Optophysiological analysis of pattern classification strategies in the zebrafish olfactory bulb

Classification of overlapping activity patterns is a common problem for sensory systems. For a robust representation of sensory stimuli, neuronal circuits should generalize over input patterns reflecting variations of the same stimulus but separate patterns representing different stimuli, even if they are highly overlapping. In the olfactory bulb (OB), input patterns evoked by related, yet distinct, odors are often highly overlapping but perceived as a different stimulus. Consistent with this observation, overlapping input patterns evoked by different odors become decorrelated at the level of OB output neurons, the mitral cells.

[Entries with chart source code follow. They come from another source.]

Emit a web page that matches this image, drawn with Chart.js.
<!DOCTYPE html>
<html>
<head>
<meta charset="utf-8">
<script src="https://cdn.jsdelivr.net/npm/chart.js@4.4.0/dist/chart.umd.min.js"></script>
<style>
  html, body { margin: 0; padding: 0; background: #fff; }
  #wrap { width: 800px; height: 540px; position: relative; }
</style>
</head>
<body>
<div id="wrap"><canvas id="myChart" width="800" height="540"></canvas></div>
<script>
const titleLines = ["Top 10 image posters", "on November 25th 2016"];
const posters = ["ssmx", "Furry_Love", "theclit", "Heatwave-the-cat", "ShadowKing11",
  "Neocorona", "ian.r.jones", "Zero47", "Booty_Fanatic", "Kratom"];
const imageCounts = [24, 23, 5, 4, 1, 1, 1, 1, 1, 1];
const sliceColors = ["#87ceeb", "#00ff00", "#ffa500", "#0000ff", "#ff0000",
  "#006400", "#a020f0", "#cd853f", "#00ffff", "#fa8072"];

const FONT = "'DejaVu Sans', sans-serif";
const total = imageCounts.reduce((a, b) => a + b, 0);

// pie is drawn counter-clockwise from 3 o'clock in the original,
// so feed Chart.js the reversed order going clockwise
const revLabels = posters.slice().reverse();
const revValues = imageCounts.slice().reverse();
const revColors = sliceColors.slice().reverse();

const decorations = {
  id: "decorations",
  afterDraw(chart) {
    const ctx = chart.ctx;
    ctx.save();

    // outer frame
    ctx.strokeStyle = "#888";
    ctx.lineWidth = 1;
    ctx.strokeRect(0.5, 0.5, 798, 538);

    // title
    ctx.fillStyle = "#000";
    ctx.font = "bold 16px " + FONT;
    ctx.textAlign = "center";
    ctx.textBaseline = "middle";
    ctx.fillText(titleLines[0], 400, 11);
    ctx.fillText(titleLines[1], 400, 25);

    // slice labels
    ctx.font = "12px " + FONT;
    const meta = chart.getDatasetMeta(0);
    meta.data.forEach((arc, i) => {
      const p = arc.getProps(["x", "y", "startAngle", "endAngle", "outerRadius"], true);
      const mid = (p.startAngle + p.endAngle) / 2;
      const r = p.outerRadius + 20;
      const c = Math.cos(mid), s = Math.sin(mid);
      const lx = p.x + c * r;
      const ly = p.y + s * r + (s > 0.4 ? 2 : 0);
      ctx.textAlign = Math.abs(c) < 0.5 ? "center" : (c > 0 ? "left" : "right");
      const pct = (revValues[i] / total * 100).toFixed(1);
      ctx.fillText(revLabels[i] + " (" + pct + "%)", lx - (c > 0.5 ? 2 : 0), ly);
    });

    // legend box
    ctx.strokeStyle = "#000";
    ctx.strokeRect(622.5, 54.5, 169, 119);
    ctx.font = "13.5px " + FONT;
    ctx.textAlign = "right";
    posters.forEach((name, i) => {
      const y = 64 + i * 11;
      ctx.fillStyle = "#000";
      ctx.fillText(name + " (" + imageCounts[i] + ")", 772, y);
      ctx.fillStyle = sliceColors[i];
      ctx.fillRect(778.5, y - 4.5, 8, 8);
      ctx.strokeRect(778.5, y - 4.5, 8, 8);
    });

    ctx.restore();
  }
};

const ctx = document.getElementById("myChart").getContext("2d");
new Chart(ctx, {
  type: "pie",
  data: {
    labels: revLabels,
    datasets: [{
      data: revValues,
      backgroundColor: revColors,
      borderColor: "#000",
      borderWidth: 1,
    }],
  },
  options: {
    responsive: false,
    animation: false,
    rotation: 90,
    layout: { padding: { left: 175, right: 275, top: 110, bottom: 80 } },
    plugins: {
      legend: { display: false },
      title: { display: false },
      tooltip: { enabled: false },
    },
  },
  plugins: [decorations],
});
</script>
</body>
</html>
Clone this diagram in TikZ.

Input patterns evoked by different concentrations of the same odor, on the other hand, can be quite different but are usually perceived as the same odor quality. To obtain insights into the principles underlying pattern classification in the OB, I measured activity patterns evoked by different stimulus concentrations across mitral cells using temporally deconvolved 2-photon calcium imaging in zebrafish. In addition, I morphed one stimulus into another by continuously changing their ratio in a binary mixture to examine the transition between representations of similar and non-similar stimuli. The intensity, time course and distribution of mitral cell response patterns changed substantially when odor concentration was varied. Nevertheless, response patterns across the population of mitral cells maintained a high correlation over a substantial concentration range. OB output activity patterns therefore retain concentration-invariant components and generalize over different odor concentrations. Morphing of similar and dissimilar stimuli, in contrast, resulted in abrupt transitions between two or three discrete representations, respectively. These transitions were not caused by shifts in the global network state but mediated by coordinated response changes among small neuronal ensembles. These results indicate that the olfactory bulb classifies input patterns into distinct output patterns in an attractor-like fashion.